What happened next was gruesome. The forensic specialist, Dr. Salah Mohammed Tubaigy, allegedly began dismembering Khashoggi's body almost immediately, using equipment he had brought expressly for that purpose. His remains were never recovered. Turkish officials believe they were either dissolved in acid or destroyed in a furnace; Saudi operatives were later caught repainting rooms, removing hard drives, and attempting to cover up the crime.
The 15 operatives did not linger. After the killing, one member of the team put on Jamal's clothes and walked out a back entrance in an attempt to create the illusion that he had left alive. The real team checked out of their hotel, returned to the airport, and flew back to Riyadh that same day.
The operation — its precision, its planning, the travel logistics, the presence of a forensic expert — made clear this was not a rogue act. It was ordered. Deliberate. State-directed.
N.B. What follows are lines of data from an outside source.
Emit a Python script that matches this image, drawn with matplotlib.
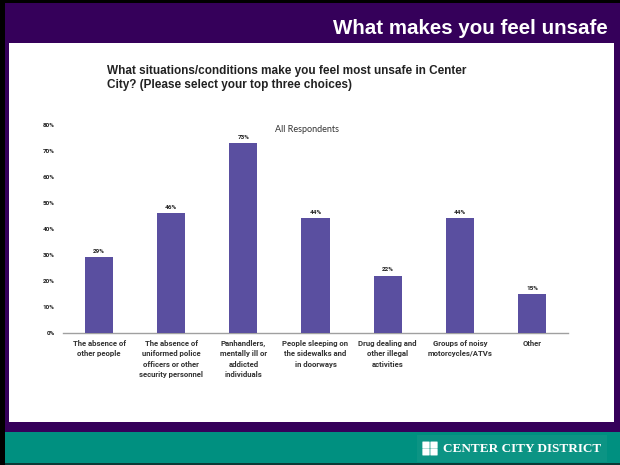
import matplotlib
matplotlib.use("Agg")
import matplotlib.pyplot as plt
from matplotlib.patches import Rectangle, FancyBboxPatch

categories = [
    "The absence of\nother people",
    "The absence of\nuniformed police\nofficers or other\nsecurity personnel",
    "Panhandlers,\nmentally ill or\naddicted\nindividuals",
    "People sleeping on\nthe sidewalks and\nin doorways",
    "Drug dealing and\nother illegal\nactivities",
    "Groups of noisy\nmotorcycles/ATVs",
    "Other",
]
values = [29, 46, 73, 44, 22, 44, 15]
yticks = [0, 10, 20, 30, 40, 50, 60, 70, 80]

W, H = 620, 465
fig = plt.figure(figsize=(6.2, 4.65), dpi=100)
fig.patch.set_facecolor("black")

def rect(x0, y0, x1, y1, color, z=0):
    fig.patches.append(Rectangle((x0 / W, 1 - y1 / H), (x1 - x0) / W, (y1 - y0) / H,
                                 transform=fig.transFigure, facecolor=color,
                                 edgecolor="none", zorder=z))

# frame layers
rect(5, 3, 620, 432, "#35005a", 0)
rect(9, 43, 614, 422, "white", 1)
rect(5, 432, 620, 463, "#009080", 1)
rect(5, 463, 620, 465, "#0a3a36", 1)
rect(417, 435, 607, 462, "#0c9484", 2)

fig.text(608 / W, 1 - 28 / H, "What makes you feel unsafe", color="white",
         fontsize=14.8, fontweight="bold", family="Liberation Sans",
         ha="right", va="center")

# footer logo
for (dx, dy) in [(0, 0), (8, 0), (0, 7), (8, 7)]:
    fig.patches.append(FancyBboxPatch(((423 + dx) / W, 1 - (442 + dy + 6) / H),
                                      6 / W, 6 / H, boxstyle="round,pad=0.001",
                                      transform=fig.transFigure, facecolor="white",
                                      edgecolor="none", zorder=3))
fig.text(443 / W, 1 - 449 / H, "CENTER CITY DISTRICT", color="white",
         fontsize=9.5, fontweight="bold", family="Liberation Serif",
         ha="left", va="center", zorder=4)

# question title
fig.text(107 / W, 1 - 78 / H,
         "What situations/conditions make you feel most unsafe in Center\nCity? (Please select your top three choices)",
         color="#222222", fontsize=8.5, fontweight="bold", family="Liberation Sans",
         ha="left", va="center", linespacing=1.25, zorder=5)

ax = fig.add_axes([63 / W, 1 - 332.7 / H, 505 / W, (332.7 - 125) / H])
ax.set_zorder(5)
ax.set_facecolor("white")
x = list(range(len(categories)))
ax.bar(x, values, width=0.39, color="#5a4fa0", zorder=3)
for xi, v in zip(x, values):
    ax.text(xi, v + 1.2, f"{v}%", ha="center", va="bottom", fontsize=4.6,
            fontweight="bold", color="#222222", family="Roboto")
ax.set_xlim(-0.5, len(categories) - 0.5)
ax.set_ylim(0, 80)
ax.set_yticks(yticks)
ax.set_yticklabels([f"{t}%" for t in yticks], fontsize=4.6, fontweight="bold",
                   color="#222222", family="Roboto")
ax.set_xticks(x)
ax.set_xticklabels(categories, fontsize=5.6, fontweight="bold", color="#333333",
                   linespacing=1.58, va="top", family="Roboto")
ax.tick_params(axis="x", length=0, pad=5)
ax.tick_params(axis="y", length=0, pad=6)
for s in ["top", "right", "left"]:
    ax.spines[s].set_visible(False)
ax.spines["bottom"].set_color("#a0a0a0")
ax.spines["bottom"].set_linewidth(1.0)

fig.text(307 / W, 1 - 129 / H, "All Respondents", ha="center", va="center",
         fontsize=6.5, color="#333333", family="Lato", zorder=6)

fig.savefig("out.png", dpi=100, facecolor=fig.get_facecolor())
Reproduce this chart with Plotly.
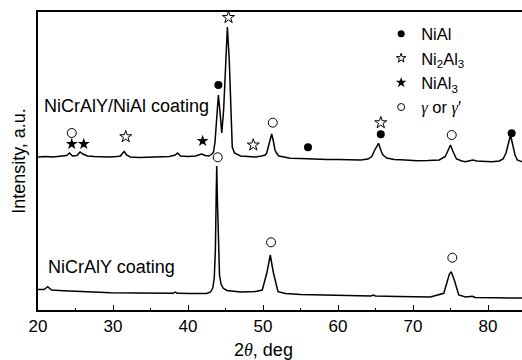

Worldwide outrage followed. Human rights groups demanded accountability. Journalists around the globe published investigations. And U.S. intelligence agencies conducted their own assessment, eventually concluding that Crown Prince Mohammed bin Salman approved the operation. He denies this, but the evidence was overwhelming enough that the CIA, NSA, and other agencies reached the same determination.
Saudi Arabia later put a handful of the operatives on trial, sentencing several to prison, though the proceedings were widely criticized as opaque and toothless. The key members of the 15-man team — including intelligence officer Maher Abdulaziz Mutreb and Dr. Tubaigy — remain inside Saudi Arabia, shielded from independent review. Many of the men sanctioned by the United States have never faced meaningful public accountability.
Meanwhile, the yacht at the center of this strange constellation of relationships kept sailing — a silent witness to the lives of the men whose stories it had intersected. In October 2024, the Kingdom 5KR made news again when it crashed into a dock in Tunisia, suffering significant hull damage. Images of the once-iconic vessel scraping along a concrete pier circulated worldwide.
Two Final Fun Anecdotes
Here are two final fun facts to leave you with:
#1: Check Cashing Experiment
In July 1990, Spy magazine conducted a quirky economic experiment to measure how willing rich and famous people were to perform a small administrative task — cashing a tiny refund check. In the first experiment, refund checks in the amount of $1.11 were sent to a variety of celebrities and businesspeople. Twenty-six people cashed this check. Spy sent smaller and smaller checks to see what would happen. The smallest check was for $0.13. Only two recipients cashed this check: Donald Trump and Adnan Khashoggi 🙂
#2: Adnan's Daughter
In 2004, Nabila Khashoggi, Adnan Khashoggi's daughter and yacht namesake, married James Cox Chambers. James is the grandson of James M. Cox, the founder of what today is known as Cox Enterprises. His mother, Anne Cox Chambers, inherited 49% of Cox Enterprises. When she died, she split her 49% stake in three equal parts to her three children. So James Cox Chambers owns around 16% of Cox Enterprises, which gives him a net worth of around $6 billion.